Freshippo X membership stores began closing successively from April this year; domestic warehouse membership store Fudi pivoted to "organic retail" new formats, and membership store businesses upgraded by traditional supermarkets like Carrefour, Yonghui, and RT-Mart mostly failed to make waves.
Sam's Club's product selection structure and explosive single products have been repeatedly studied, but not everyone has Sam's Club's dominance when facing brands and suppliers.
At Sam's Club, konjac snacks must add porcini mushrooms, Qiaqia must rename to Chacheer, and Liuliumei and Yanjinpuzi overnight upgraded their heritage, elevating raspberries and quail eggs to "Royal Plums" and "Egg Royalty." Orion had to reduce sugar by 80% just to earn an entry ticket, only to be expelled by defensive members for "insufficient tone."
Even weather-dependent fresh categories must undergo military training upon arrival. Durian flesh yield must exceed 40%, eel fat is strictly controlled between 15%-18%, apple diameter error cannot exceed 5mm, and even carrot curvature has requirements.
Swiss rolls selling 1 billion yuan annually became sourcing for specialty coffee shops. After domestic competitors paid tribute in circles, they despairingly discovered that achieving equivalent quality and profit would require 30% price increases.
This high quality at low prices based on vertical supply chain integration capability is the most difficult part of Sam's Club to imitate.
In 2023, Freshippo's aggressive transformation with its "753 pricing system" (KA, self-operated, and near-expiry products priced at 70%, 50%, and 30% of market prices respectively) forced Wang Xiaolu to lead the exodus. Hou Yi himself retired before achieving success, later critiquing peers a year later: "Future competition is supply chain competition, but China's retail industry hasn't even mastered domestic sourcing yet."
The halfway-house East Buy is also within shooting range.
Complaints about moldy peaches and foreign objects in ham sausages continue, and mistaking farmed shrimp for 100% wild Ecuadorian white shrimp was quite an oversight.
The "private brand" of OEM manufacturing even allowed peer Xinba to seize the moral high ground, delivering face-to-face criticism about 6-yuan corn and 70% profit margin sausages.
But for East Buy, the biggest difficulty in achieving "Chinese Sam's Club" lies not in Sam's Club, but in China.
Supermarket retail is a business that lives on scale. The top three supermarket brands in the US collectively occupy 80% market share, while China's top three combined account for less than 10%.
Vast and dispersed regional demand combined with extremely rich product supply has created China's retail industry's special ecology of "big market, small companies," trapping scale-dependent retailers in scale-up difficulties.
Yonghui Superstores, which went the furthest as the "first fresh food stock," struggled for thirty years only to reach a dead end with over 9 billion yuan losses in four years and 227 store closures in six months under siege from e-commerce and segmented formats. Despite adjustment and renovation trends, its 50 billion yuan market value is less than half its peak.

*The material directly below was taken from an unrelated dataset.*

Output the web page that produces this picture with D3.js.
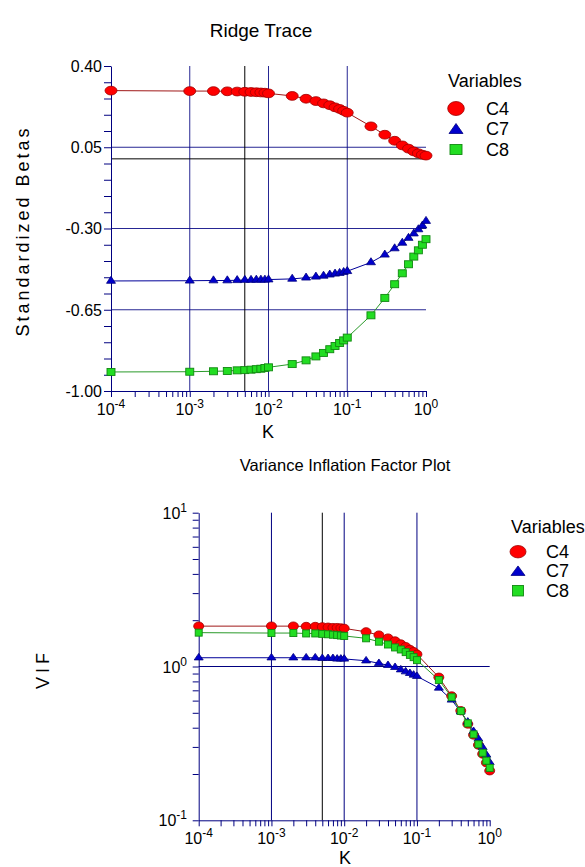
<!DOCTYPE html>
<html><head><meta charset="utf-8">
<script src="https://cdn.jsdelivr.net/npm/d3@7"></script>
<style>body{margin:0;background:#fff} svg{display:block;font-family:"Liberation Sans",Arial,sans-serif}</style>
</head><body><svg id="c" width="585" height="867"></svg>
<script>
// ---- data ----
const K = [0.0001,
  0.001,0.002,0.003,0.004,0.005,0.006,0.007,0.008,0.009,
  0.01,0.02,0.03,0.04,0.05,0.06,0.07,0.08,0.09,
  0.1,0.2,0.3,0.4,0.5,0.6,0.7,0.8,0.9,
  1.0];
const betaC4 = [0.294,
  0.292,0.292,0.291,0.290,0.289,0.288,0.287,0.286,0.285,
  0.282,0.271,0.259,0.249,0.239,0.231,0.222,0.215,0.207,
  0.199,0.140,0.104,0.078,0.058,0.044,0.032,0.024,0.018,
  0.014];
const betaC7 = [-0.526,
  -0.525,-0.524,-0.524,-0.523,-0.522,-0.522,-0.521,-0.521,-0.521,
  -0.520,-0.517,-0.512,-0.508,-0.504,-0.499,-0.495,-0.492,-0.488,
  -0.484,-0.446,-0.413,-0.386,-0.362,-0.341,-0.322,-0.304,-0.288,
  -0.268];
const betaC8 = [-0.918,
  -0.917,-0.915,-0.914,-0.911,-0.910,-0.908,-0.906,-0.904,-0.901,
  -0.898,-0.884,-0.868,-0.851,-0.836,-0.820,-0.806,-0.793,-0.782,
  -0.770,-0.674,-0.599,-0.540,-0.493,-0.454,-0.421,-0.394,-0.370,
  -0.346];
const vifC4 = [1.83,
  1.83,1.83,1.82,1.82,1.81,1.80,1.79,1.79,1.78,
  1.77,1.68,1.60,1.53,1.465,1.40,1.345,1.29,1.248,
  1.20,0.851,0.643,0.516,0.423,0.359,0.309,0.270,0.237,
  0.210];
const vifC7 = [1.14,
  1.14,1.14,1.14,1.14,1.13,1.13,1.13,1.12,1.12,
  1.12,1.09,1.049,1.018,0.988,0.953,0.925,0.903,0.881,
  0.864,0.725,0.606,0.508,0.436,0.379,0.338,0.298,0.266,
  0.238];
const vifC8 = [1.66,
  1.65,1.65,1.64,1.64,1.63,1.62,1.61,1.60,1.59,
  1.58,1.525,1.45,1.39,1.33,1.29,1.24,1.19,1.15,
  1.10,0.817,0.631,0.514,0.427,0.362,0.312,0.275,0.244,
  0.219];
const seriesNames = ["C4","C7","C8"];
const xMajor = [1e-4,1e-3,1e-2,1e-1,1];
const xExp = [-4,-3,-2,-1,0];
const betaTicks = [0.40,0.05,-0.30,-0.65,-1.00];
const betaTickLabels = ["0.40","0.05","-0.30","-0.65","-1.00"];
const vifMajor = [0.1,1,10];
const vifExp = [-1,0,1];
const selectedK = 0.005;

// ---- styles ----
const NAVY = "#000080";
const sty = {
  C4:{line:"#a01818", fill:"#ff0000", stroke:"#a00000", shape:"circle"},
  C7:{line:"#000099", fill:"#0000cc", stroke:"#000080", shape:"tri"},
  C8:{line:"#2a9a2a", fill:"#22dd22", stroke:"#118811", shape:"sq"}
};

const svg = d3.select("#c");

function minorLog(lo, hi){
  const out=[];
  for(let e=lo;e<hi;e++) for(let m=1;m<=9;m++) out.push(m*Math.pow(10,e));
  out.push(Math.pow(10,hi));
  return out;
}
function marker(g, shape, x, y, s, st){
  if(shape==="circle"){
    g.append("ellipse").attr("cx",x).attr("cy",y).attr("rx",s.rx).attr("ry",s.ry)
      .attr("fill",st.fill).attr("stroke",st.stroke).attr("stroke-width",0.8);
  } else if(shape==="tri"){
    const w=s.tw, h=s.th;
    g.append("path").attr("d",`M${x},${y-2*h/3}L${x+w/2},${y+h/3}L${x-w/2},${y+h/3}Z`)
      .attr("fill",st.fill).attr("stroke",st.stroke).attr("stroke-width",0.8);
  } else {
    g.append("rect").attr("x",x-s.sw/2).attr("y",y-s.sh/2).attr("width",s.sw).attr("height",s.sh)
      .attr("fill",st.fill).attr("stroke",st.stroke).attr("stroke-width",0.9);
  }
}
function powLabel(g, x, y, exp, anchor){
  const t=g.append("text").attr("x",x).attr("y",y).attr("text-anchor",anchor)
    .attr("font-size",16).attr("fill","#000");
  t.append("tspan").text("10");
  t.append("tspan").attr("font-size",12).attr("dy",-7).text(String(exp));
}
function styleAxis(g){
  g.selectAll("path,line").attr("stroke",NAVY).attr("stroke-width",1);
  g.selectAll("text").remove();
}

// =========== Chart 1: Ridge Trace ===========
{
  const x = d3.scaleLog().domain([1e-4,1]).range([111,426]);
  const y = d3.scaleLinear().domain([-1,0.4]).range([391,66]);
  const g = svg.append("g");
  // grid
  xMajor.slice(1,4).forEach(v=>g.append("line").attr("x1",x(v)).attr("x2",x(v)).attr("y1",y(0.4)).attr("y2",y(-1))
     .attr("stroke",NAVY).attr("stroke-opacity",0.85).attr("stroke-width",1));
  betaTicks.slice(1,4).forEach(v=>g.append("line").attr("x1",x(1e-4)).attr("x2",x(1)).attr("y1",y(v)).attr("y2",y(v))
     .attr("stroke",NAVY).attr("stroke-opacity",0.85).attr("stroke-width",1));
  // reference lines
  g.append("line").attr("x1",x(1e-4)).attr("x2",x(1)).attr("y1",y(0)).attr("y2",y(0)).attr("stroke","#000").attr("stroke-width",1);
  g.append("line").attr("x1",x(selectedK)).attr("x2",x(selectedK)).attr("y1",y(0.4)).attr("y2",y(-1)).attr("stroke","#000").attr("stroke-width",1);
  // axes
  const yMinor = d3.range(21).map(i=>-1+i*0.07);
  const ya = g.append("g").attr("transform",`translate(${x(1e-4)},0)`)
    .call(d3.axisLeft(y).tickValues(yMinor).tickSize(7).tickSizeOuter(0));
  styleAxis(ya);
  const xa = g.append("g").attr("transform",`translate(0,${y(-1)})`)
    .call(d3.axisBottom(x).tickValues(minorLog(-4,0)).tickSize(6).tickSizeOuter(0));
  styleAxis(xa);
  betaTicks.forEach((v,i)=>g.append("text").attr("x",102).attr("y",y(v)).attr("dy","0.36em")
     .attr("text-anchor","end").attr("font-size",16).text(betaTickLabels[i]));
  xMajor.forEach((v,i)=>powLabel(g, x(v), 415, xExp[i], "middle"));
  // series
  const data = [betaC4,betaC7,betaC8];
  const sz = {rx:6, ry:4.4, tw:9, th:7, sw:8, sh:7};
  data.forEach((arr,si)=>{
    const st = sty[seriesNames[si]];
    const line = d3.line().x((d,i)=>x(K[i])).y(d=>y(d));
    g.append("path").attr("d",line(arr)).attr("fill","none").attr("stroke",st.line).attr("stroke-width",1);
  });
  data.forEach((arr,si)=>{
    const st = sty[seriesNames[si]];
    arr.forEach((d,i)=>marker(g, st.shape, x(K[i]), y(d), sz, st));
  });
  // titles
  svg.append("text").attr("x",261).attr("y",37).attr("text-anchor","middle").attr("font-size",19).text("Ridge Trace");
  svg.append("text").attr("x",268).attr("y",438).attr("text-anchor","middle").attr("font-size",18).text("K");
  svg.append("text").attr("transform","translate(29,231) rotate(-90)").attr("text-anchor","middle")
    .attr("font-size",18).attr("letter-spacing","3px").text("Standardized Betas");
  // legend
  svg.append("text").attr("x",448).attr("y",87).attr("font-size",18).text("Variables");
  const lsz = {rx:8.3, ry:7, tw:14, th:10, sw:12, sh:10};
  const ly = [108.5,128.5,149.5];
  seriesNames.forEach((n,i)=>{
    const st=sty[n];
    const yy = st.shape==="tri" ? ly[i]+10/6 : ly[i];
    marker(svg, st.shape, 456, yy, lsz, st);
    svg.append("text").attr("x",486).attr("y",ly[i]+6.5).attr("font-size",18).text(n);
  });
}

// =========== Chart 2: VIF ===========
{
  const x = d3.scaleLog().domain([1e-4,1]).range([198.7,489.7]);
  const y = d3.scaleLog().domain([0.1,10]).range([820.3,512.7]);
  const g = svg.append("g");
  xMajor.slice(1,4).forEach(v=>g.append("line").attr("x1",x(v)).attr("x2",x(v)).attr("y1",y(10)).attr("y2",y(0.1))
     .attr("stroke",NAVY).attr("stroke-width",1));
  g.append("line").attr("x1",x(1e-4)).attr("x2",x(1)).attr("y1",y(1)).attr("y2",y(1)).attr("stroke",NAVY).attr("stroke-width",1);
  g.append("line").attr("x1",x(selectedK)).attr("x2",x(selectedK)).attr("y1",y(10)).attr("y2",y(0.1)).attr("stroke","#000").attr("stroke-width",1);
  const ya = g.append("g").attr("transform",`translate(${x(1e-4)},0)`)
    .call(d3.axisLeft(y).tickValues(minorLog(-1,1)).tickSize(6).tickSizeOuter(0));
  styleAxis(ya);
  const xa = g.append("g").attr("transform",`translate(0,${y(0.1)})`)
    .call(d3.axisBottom(x).tickValues(minorLog(-4,0)).tickSize(6).tickSizeOuter(0));
  styleAxis(xa);
  vifMajor.forEach((v,i)=>powLabel(g, 187, y(v)+6, vifExp[i], "end"));
  xMajor.forEach((v,i)=>powLabel(g, x(v), 844, xExp[i], "middle"));
  const data = [vifC4,vifC7,vifC8];
  const sz = {rx:5, ry:4.2, tw:9, th:6.5, sw:7, sh:7};
  data.forEach((arr,si)=>{
    const st = sty[seriesNames[si]];
    const line = d3.line().x((d,i)=>x(K[i])).y(d=>y(d));
    g.append("path").attr("d",line(arr)).attr("fill","none").attr("stroke",st.line).attr("stroke-width",1);
  });
  data.forEach((arr,si)=>{
    const st = sty[seriesNames[si]];
    arr.forEach((d,i)=>marker(g, st.shape, x(K[i]), y(d), sz, st));
  });
  svg.append("text").attr("x",345).attr("y",471).attr("text-anchor","middle").attr("font-size",16.5).text("Variance Inflation Factor Plot");
  svg.append("text").attr("x",345).attr("y",864).attr("text-anchor","middle").attr("font-size",18).text("K");
  svg.append("text").attr("transform","translate(49,669) rotate(-90)").attr("text-anchor","middle")
    .attr("font-size",18).attr("letter-spacing","4px").text("VIF");
  svg.append("text").attr("x",511).attr("y",533).attr("font-size",18).text("Variables");
  const lsz = {rx:8, ry:6.2, tw:14, th:9.5, sw:11, sh:10.5};
  const ly = [551.7,570.7,590.7];
  seriesNames.forEach((n,i)=>{
    const st=sty[n];
    const yy = st.shape==="tri" ? ly[i]+9.5/6 : ly[i];
    marker(svg, st.shape, 518, yy, lsz, st);
    svg.append("text").attr("x",546).attr("y",ly[i]+6.5).attr("font-size",18).text(n);
  });
}
</script></body></html>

Compared to Walmart and Costco, Chinese retail companies generally have lower valuations. Everyone knows how tough this industry is. Most of East Buy's 40 billion yuan valuation consists of encouragement points for transformation expectations.
To summarize East Buy's situation in one sentence: choosing difficult mode, navigating hell track.
With Yonghui struggling despite having over 100 million registered users and over 10 million monthly active online users, East Buy, with only 6 million registered users and revenue one-fifteenth of the former, can at best hope for another version of small but beautiful.
But the most important thing about coming out to play is actually coming out. The education company that fell to rock bottom and the livestreaming agency embroiled in controversy have finally found a way to survive a little longer.